U.S. threatens 100% tariffs over digital services taxes

U.S. threatens 100% tariffs over digital services taxes
U.S. threatens 100% tariffs

Trade tensions over the taxation of large technology groups are intensifying as the U.S. signals a tougher response to foreign digital levies. President Donald Trump says countries that impose a digital services tax on U.S. companies will face 100% tariffs, raising the stakes for economies that have adopted or are weighing such measures.

Highlights

  • The U.S. administration threatens 100% tariffs on countries imposing digital services taxes on U.S. companies, targeting perceived discriminatory tax regimes.
  • The move increases the risk of retaliation and complicates international negotiations involving technology, services, and market access for countries with existing or proposed digital services taxes.
  • The U.S. stance signals continued pressure on foreign governments seeking tax revenue from digital businesses while prioritizing protection of U.S. technology firms in global trade policy.

Tariff threat sharpens tax dispute

As reported by CNBC, Trump declares that governments applying a digital services tax to U.S. companies will be met with 100% tariffs. The warning reflects the administration’s view that such tax regimes unfairly target American technology firms and distort competitive conditions in cross-border commerce.

The statement fits into a broader U.S. pushback against foreign regulatory and tax measures that Washington sees as harmful to its corporate interests. It also signals that digital taxation remains a flashpoint in trade policy, particularly where large economies are pursuing new ways to tax online business activity.

Implications for trade and technology sectors

The position carries significant implications for international trade relations, especially for countries that already have digital services taxes in place or are considering similar frameworks. A 100% tariff threat would materially raise the risk of retaliation and could complicate wider negotiations involving technology, services and market access.

For the technology sector, the message reinforces the administration’s stated commitment to shielding U.S. firms from overseas rules it considers discriminatory.
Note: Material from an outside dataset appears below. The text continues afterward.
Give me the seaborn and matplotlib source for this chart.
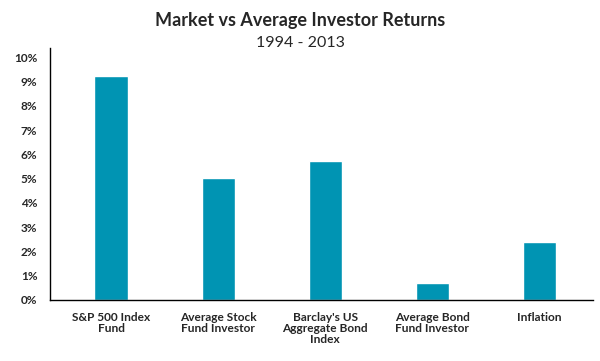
import matplotlib
matplotlib.use("Agg")
import matplotlib.pyplot as plt
import seaborn as sns
import pandas as pd

categories = ["S&P 500 Index\nFund", "Average Stock\nFund Investor", "Barclay's US\nAggregate Bond\nIndex",
              "Average Bond\nFund Investor", "Inflation"]
returns = [9.22, 5.02, 5.74, 0.71, 2.37]
yticks = list(range(0, 11))
ytick_labels = [f"{v}%" for v in yticks]

df = pd.DataFrame({"category": categories, "ret": returns})

sns.set_style("white")
plt.rcParams["font.family"] = ["Lato", "DejaVu Sans"]

fig = plt.figure(figsize=(6, 3.61), dpi=100)
ax = fig.add_axes([0.0833, 0.169, 0.905, 0.698])
sns.barplot(data=df, x="category", y="ret", color="#0094b3", saturation=1, width=0.31, ax=ax)

ax.set_ylim(0, 10.38)
ax.set_xlim(-0.57, 4.5)
ax.set_yticks(yticks)
ax.set_yticklabels(ytick_labels, fontsize=8.5, fontweight="bold")
ax.tick_params(axis="y", length=0, pad=9)
ax.tick_params(axis="x", length=0, pad=9)
for lab in ax.get_xticklabels():
    lab.set_fontsize(8.6)
    lab.set_fontweight("bold")
    lab.set_linespacing(1.0)
ax.set_xlabel("")
ax.set_ylabel("")
sns.despine(ax=ax)
for s in ("left", "bottom"):
    ax.spines[s].set_color("black")
    ax.spines[s].set_linewidth(1.0)

fig.text(0.5, 0.942, "Market vs Average Investor Returns", ha="center", va="center",
         fontsize=13, fontweight="bold")
fig.text(0.5, 0.882, "1994 - 2013", ha="center", va="center", fontsize=11.5)

fig.savefig("out.png", dpi=100)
The dispute is likely to keep pressure on governments seeking additional tax revenue from digital businesses while trying to avoid a broader trade confrontation with the U.S.

Our earlier article on the IMF’s warning about escalating trade barriers described how tit-for-tat retaliation, chokepoint disruptions and the weaponisation of strategic resources can intensify geoeconomic fragmentation. We noted that expanding tariff agendas and broader restrictions can prompt countries to build alternative supply chains and financial infrastructure, raising the risk of a wider trade confrontation.